Brief
Filter for the word "image" and keep each matching line.

Input
--- begin ---
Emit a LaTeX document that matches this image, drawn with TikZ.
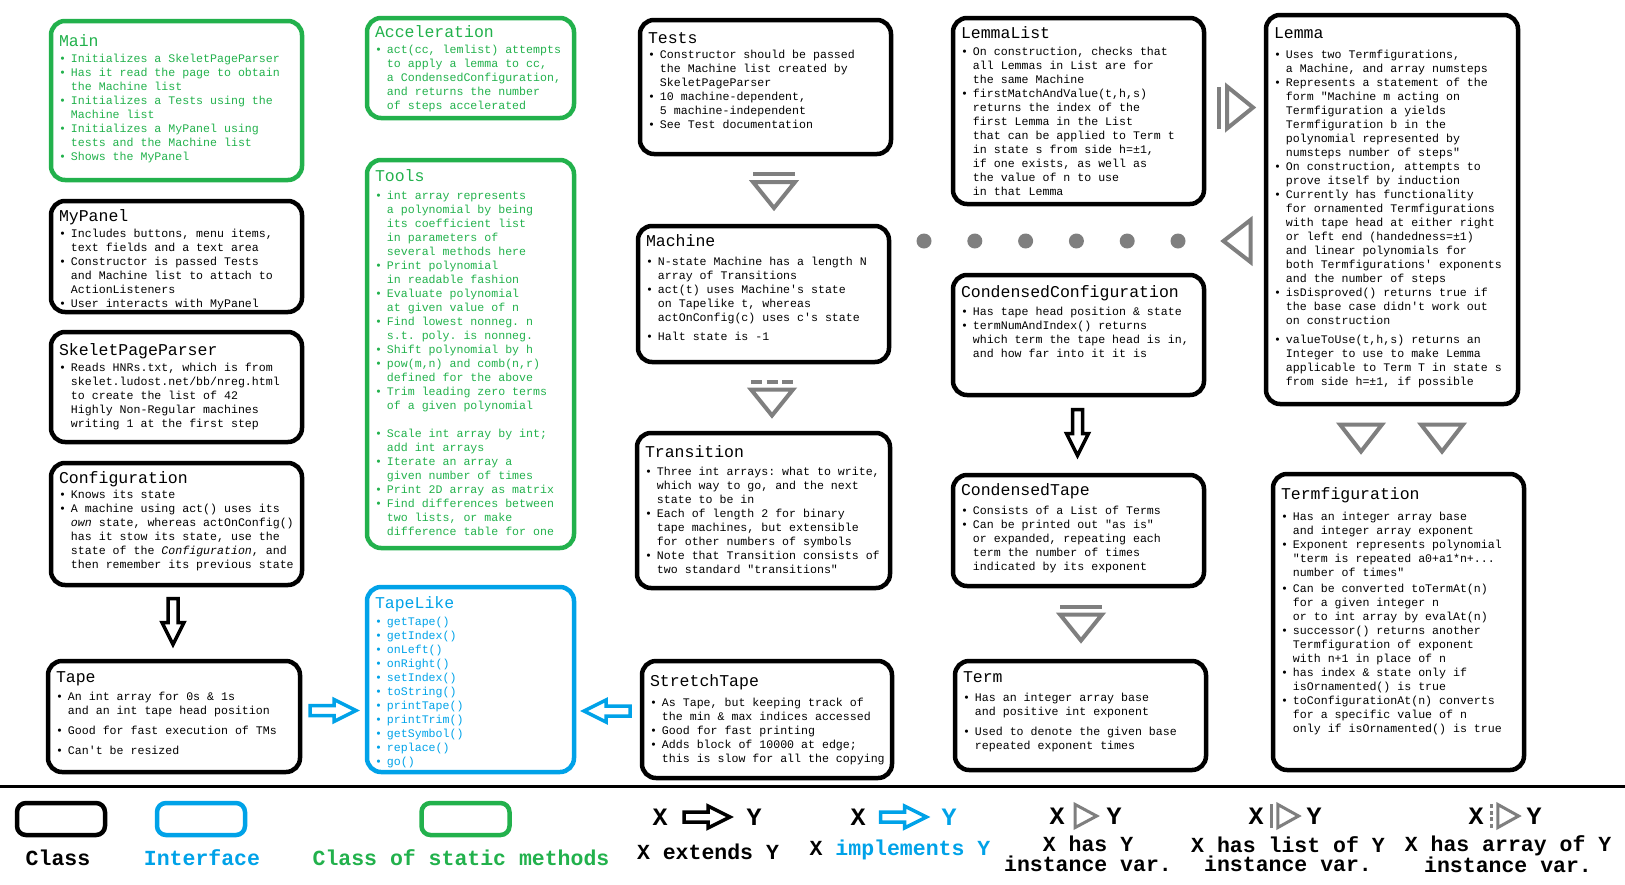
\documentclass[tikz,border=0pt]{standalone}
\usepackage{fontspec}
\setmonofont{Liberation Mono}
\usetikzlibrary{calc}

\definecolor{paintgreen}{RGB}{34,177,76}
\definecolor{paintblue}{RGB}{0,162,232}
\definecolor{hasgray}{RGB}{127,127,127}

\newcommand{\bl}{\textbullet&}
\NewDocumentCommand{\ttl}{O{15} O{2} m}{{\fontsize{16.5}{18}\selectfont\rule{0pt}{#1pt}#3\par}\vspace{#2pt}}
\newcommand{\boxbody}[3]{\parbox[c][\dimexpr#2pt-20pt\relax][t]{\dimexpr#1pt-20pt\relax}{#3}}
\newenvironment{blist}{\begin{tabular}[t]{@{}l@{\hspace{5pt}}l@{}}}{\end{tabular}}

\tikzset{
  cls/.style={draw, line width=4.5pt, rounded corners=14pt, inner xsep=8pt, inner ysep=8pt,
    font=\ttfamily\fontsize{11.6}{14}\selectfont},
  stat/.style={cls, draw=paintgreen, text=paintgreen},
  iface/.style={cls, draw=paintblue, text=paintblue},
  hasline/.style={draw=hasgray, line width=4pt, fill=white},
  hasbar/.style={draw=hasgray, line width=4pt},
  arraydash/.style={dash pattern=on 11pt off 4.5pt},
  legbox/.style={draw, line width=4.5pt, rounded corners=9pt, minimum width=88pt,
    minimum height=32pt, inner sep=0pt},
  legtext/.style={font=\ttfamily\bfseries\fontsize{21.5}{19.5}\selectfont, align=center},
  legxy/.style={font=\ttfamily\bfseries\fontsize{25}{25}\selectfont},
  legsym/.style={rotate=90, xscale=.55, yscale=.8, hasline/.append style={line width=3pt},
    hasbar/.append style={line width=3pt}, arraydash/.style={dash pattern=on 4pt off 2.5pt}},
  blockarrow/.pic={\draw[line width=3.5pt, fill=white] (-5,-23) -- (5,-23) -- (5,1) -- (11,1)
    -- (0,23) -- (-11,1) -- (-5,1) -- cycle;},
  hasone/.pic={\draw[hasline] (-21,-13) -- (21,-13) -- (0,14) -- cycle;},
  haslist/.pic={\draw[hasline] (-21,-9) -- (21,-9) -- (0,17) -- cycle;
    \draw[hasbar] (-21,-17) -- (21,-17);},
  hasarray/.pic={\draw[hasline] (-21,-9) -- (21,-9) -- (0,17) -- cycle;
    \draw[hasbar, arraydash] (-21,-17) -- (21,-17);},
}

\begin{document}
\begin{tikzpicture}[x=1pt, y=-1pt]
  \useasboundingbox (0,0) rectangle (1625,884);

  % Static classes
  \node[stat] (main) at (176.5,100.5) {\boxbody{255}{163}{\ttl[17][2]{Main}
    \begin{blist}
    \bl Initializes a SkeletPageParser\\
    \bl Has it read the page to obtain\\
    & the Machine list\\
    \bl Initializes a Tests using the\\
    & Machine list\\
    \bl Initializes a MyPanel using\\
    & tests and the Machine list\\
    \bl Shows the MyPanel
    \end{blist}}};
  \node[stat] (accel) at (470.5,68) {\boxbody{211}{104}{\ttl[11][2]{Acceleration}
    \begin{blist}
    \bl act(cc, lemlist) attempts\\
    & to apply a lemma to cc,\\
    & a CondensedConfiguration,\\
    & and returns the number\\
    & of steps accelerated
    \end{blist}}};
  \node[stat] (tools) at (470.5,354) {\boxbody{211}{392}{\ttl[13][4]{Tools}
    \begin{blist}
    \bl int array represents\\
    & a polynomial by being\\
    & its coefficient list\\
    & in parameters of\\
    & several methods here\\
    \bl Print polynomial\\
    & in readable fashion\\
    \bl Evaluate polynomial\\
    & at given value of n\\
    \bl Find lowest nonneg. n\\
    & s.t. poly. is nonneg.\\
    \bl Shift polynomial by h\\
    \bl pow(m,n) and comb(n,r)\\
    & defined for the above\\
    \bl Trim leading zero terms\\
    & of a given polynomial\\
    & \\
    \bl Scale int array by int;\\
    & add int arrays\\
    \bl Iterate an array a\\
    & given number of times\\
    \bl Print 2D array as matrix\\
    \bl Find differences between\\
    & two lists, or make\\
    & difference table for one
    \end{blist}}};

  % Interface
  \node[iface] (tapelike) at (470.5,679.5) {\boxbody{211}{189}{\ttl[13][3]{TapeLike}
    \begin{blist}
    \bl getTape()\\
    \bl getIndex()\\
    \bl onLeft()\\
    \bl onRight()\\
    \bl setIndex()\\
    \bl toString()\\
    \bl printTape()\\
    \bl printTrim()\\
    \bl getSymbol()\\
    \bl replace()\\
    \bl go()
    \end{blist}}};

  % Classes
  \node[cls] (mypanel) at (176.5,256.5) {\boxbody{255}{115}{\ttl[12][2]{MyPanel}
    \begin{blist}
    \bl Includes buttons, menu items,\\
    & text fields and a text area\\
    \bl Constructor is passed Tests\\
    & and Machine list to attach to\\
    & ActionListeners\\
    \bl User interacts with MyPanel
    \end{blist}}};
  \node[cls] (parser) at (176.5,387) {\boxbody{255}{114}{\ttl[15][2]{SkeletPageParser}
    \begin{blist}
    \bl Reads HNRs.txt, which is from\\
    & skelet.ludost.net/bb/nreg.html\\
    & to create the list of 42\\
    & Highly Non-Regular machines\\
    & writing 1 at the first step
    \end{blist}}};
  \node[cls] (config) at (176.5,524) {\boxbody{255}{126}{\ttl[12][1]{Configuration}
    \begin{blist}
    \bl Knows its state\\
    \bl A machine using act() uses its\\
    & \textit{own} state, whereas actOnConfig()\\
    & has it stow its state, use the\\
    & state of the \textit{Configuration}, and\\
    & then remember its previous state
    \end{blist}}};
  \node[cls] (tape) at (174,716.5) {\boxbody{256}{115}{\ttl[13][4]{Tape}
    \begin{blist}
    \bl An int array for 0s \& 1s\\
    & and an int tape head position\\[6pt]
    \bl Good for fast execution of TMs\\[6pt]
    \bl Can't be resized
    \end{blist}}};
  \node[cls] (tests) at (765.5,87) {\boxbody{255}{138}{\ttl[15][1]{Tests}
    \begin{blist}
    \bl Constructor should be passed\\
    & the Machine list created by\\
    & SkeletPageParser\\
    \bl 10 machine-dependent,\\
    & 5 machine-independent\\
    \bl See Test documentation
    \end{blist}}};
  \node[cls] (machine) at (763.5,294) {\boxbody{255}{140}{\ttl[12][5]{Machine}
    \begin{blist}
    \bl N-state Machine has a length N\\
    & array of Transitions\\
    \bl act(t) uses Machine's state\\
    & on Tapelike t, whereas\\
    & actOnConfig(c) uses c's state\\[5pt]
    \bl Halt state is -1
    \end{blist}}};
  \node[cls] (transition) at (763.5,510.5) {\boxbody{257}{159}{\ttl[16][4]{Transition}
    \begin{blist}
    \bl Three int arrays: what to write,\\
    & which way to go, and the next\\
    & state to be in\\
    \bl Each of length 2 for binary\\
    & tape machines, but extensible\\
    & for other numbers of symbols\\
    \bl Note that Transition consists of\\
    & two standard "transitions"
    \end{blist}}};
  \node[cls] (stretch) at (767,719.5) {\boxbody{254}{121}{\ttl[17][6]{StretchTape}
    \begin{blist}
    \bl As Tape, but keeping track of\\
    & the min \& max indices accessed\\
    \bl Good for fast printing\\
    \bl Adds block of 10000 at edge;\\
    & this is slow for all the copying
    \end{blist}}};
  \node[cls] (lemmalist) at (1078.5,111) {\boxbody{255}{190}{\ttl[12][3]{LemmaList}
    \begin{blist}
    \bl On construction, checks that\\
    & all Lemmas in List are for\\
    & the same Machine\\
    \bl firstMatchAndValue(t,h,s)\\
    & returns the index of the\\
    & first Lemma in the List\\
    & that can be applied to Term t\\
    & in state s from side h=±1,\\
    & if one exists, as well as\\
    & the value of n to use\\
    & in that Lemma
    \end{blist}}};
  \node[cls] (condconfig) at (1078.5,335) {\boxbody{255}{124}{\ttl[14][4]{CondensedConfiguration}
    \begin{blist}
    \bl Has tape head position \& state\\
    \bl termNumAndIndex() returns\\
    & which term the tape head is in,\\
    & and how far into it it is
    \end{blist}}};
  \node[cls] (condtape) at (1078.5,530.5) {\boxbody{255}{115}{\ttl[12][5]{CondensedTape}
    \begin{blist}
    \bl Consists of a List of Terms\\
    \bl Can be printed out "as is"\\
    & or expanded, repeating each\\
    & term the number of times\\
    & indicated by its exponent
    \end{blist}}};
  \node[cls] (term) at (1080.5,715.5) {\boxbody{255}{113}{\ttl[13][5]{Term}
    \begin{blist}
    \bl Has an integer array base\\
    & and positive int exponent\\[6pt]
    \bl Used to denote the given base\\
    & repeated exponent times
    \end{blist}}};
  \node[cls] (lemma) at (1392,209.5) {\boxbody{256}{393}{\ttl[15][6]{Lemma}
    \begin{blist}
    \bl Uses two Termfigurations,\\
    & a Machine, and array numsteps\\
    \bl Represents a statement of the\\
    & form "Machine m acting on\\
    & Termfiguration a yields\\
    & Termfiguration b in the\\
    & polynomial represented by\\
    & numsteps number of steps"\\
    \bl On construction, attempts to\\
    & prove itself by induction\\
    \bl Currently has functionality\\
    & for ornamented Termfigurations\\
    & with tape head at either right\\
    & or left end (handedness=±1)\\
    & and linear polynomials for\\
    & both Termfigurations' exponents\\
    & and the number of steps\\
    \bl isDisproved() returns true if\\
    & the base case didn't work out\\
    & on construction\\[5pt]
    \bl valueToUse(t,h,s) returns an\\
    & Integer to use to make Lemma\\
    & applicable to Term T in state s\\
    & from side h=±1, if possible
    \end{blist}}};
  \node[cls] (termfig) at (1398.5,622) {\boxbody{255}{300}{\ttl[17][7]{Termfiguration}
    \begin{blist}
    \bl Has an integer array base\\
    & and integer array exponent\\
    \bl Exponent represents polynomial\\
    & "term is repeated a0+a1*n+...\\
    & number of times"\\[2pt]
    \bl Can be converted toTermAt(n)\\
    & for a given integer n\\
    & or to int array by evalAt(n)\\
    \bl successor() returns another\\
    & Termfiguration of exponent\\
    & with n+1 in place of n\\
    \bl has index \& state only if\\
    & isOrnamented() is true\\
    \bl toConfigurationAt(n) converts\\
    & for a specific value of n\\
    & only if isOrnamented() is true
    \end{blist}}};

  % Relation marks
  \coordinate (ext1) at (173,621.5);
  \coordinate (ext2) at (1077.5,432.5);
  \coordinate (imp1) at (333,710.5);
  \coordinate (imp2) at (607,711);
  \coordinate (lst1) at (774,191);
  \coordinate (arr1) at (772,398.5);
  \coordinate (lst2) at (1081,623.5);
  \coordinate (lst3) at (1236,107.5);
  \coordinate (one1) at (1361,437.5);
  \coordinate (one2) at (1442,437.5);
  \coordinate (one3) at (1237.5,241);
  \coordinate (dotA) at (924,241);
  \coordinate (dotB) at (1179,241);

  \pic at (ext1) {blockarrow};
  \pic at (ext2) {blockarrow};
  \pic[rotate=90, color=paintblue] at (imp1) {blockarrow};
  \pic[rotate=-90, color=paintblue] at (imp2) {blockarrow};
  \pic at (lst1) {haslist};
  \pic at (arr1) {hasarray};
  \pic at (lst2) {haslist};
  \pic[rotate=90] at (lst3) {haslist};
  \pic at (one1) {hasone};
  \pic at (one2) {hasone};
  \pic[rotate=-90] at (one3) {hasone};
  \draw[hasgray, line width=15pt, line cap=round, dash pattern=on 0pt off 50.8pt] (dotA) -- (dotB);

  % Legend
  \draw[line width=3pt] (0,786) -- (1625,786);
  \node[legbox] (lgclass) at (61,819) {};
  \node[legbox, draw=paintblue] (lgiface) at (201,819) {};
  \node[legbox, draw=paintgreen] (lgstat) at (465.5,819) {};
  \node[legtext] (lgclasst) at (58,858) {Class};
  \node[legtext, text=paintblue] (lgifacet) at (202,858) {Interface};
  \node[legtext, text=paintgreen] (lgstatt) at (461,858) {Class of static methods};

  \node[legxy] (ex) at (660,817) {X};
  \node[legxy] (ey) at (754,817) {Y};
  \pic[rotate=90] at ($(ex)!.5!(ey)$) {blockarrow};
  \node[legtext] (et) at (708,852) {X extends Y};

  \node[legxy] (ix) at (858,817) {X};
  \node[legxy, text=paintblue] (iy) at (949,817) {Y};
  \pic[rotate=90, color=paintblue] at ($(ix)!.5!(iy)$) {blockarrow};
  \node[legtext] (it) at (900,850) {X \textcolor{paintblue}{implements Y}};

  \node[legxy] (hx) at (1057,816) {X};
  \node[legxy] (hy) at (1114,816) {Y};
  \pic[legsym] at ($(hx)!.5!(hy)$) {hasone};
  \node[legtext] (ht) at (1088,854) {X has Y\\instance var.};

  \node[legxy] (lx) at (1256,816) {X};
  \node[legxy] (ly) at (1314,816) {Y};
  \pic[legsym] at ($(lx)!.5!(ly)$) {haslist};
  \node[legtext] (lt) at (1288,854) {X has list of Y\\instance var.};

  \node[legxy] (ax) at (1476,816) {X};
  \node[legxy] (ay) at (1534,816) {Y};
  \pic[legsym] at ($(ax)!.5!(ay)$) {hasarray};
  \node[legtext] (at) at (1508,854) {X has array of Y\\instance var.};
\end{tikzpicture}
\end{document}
--- end ---
--- begin ---
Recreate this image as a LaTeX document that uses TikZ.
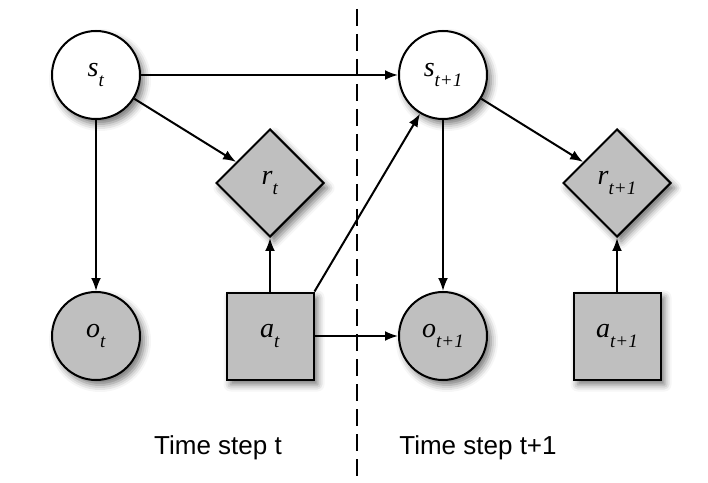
--- end ---
--- begin ---
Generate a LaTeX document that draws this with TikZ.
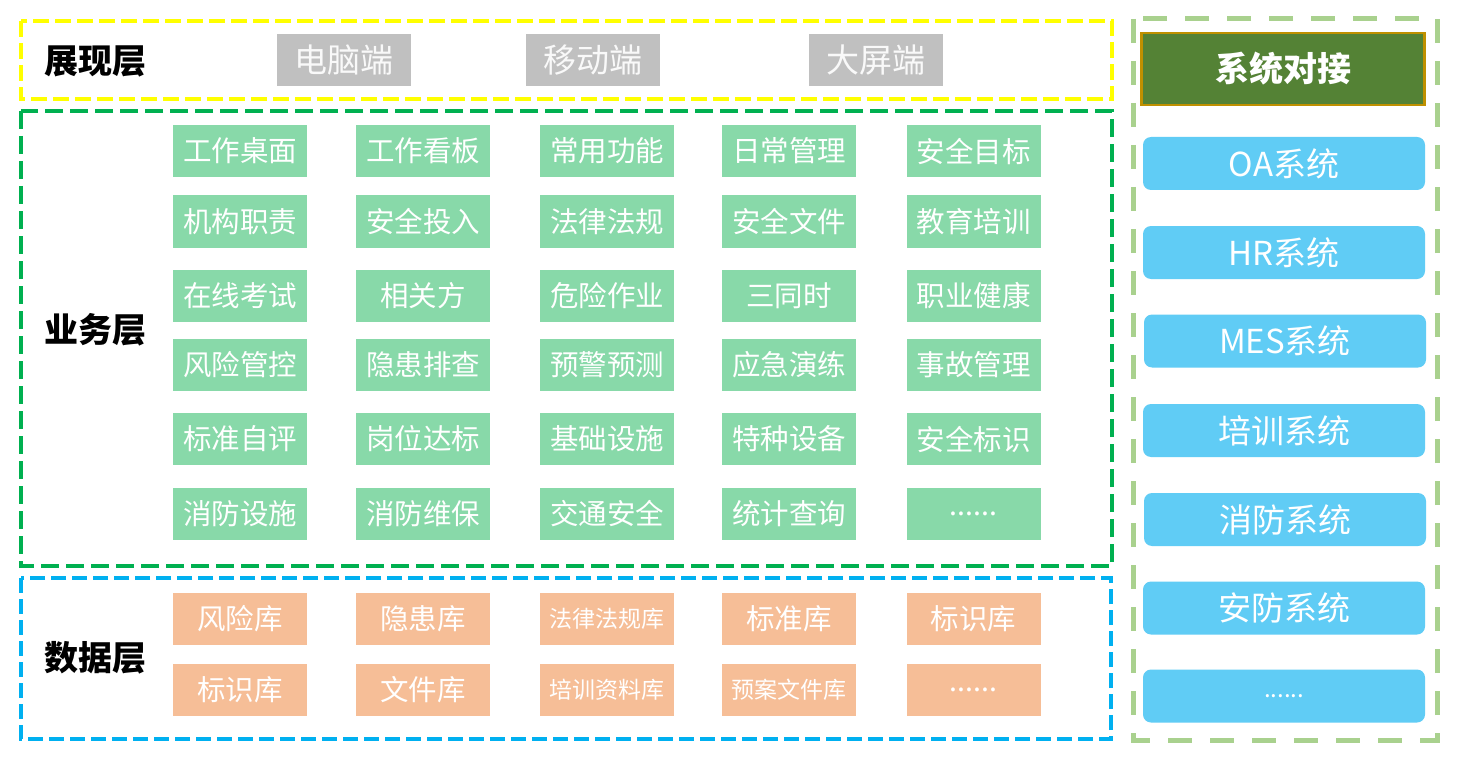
--- end ---
Solution to the exercise
Emit a LaTeX document that matches this image, drawn with TikZ.
Recreate this image as a LaTeX document that uses TikZ.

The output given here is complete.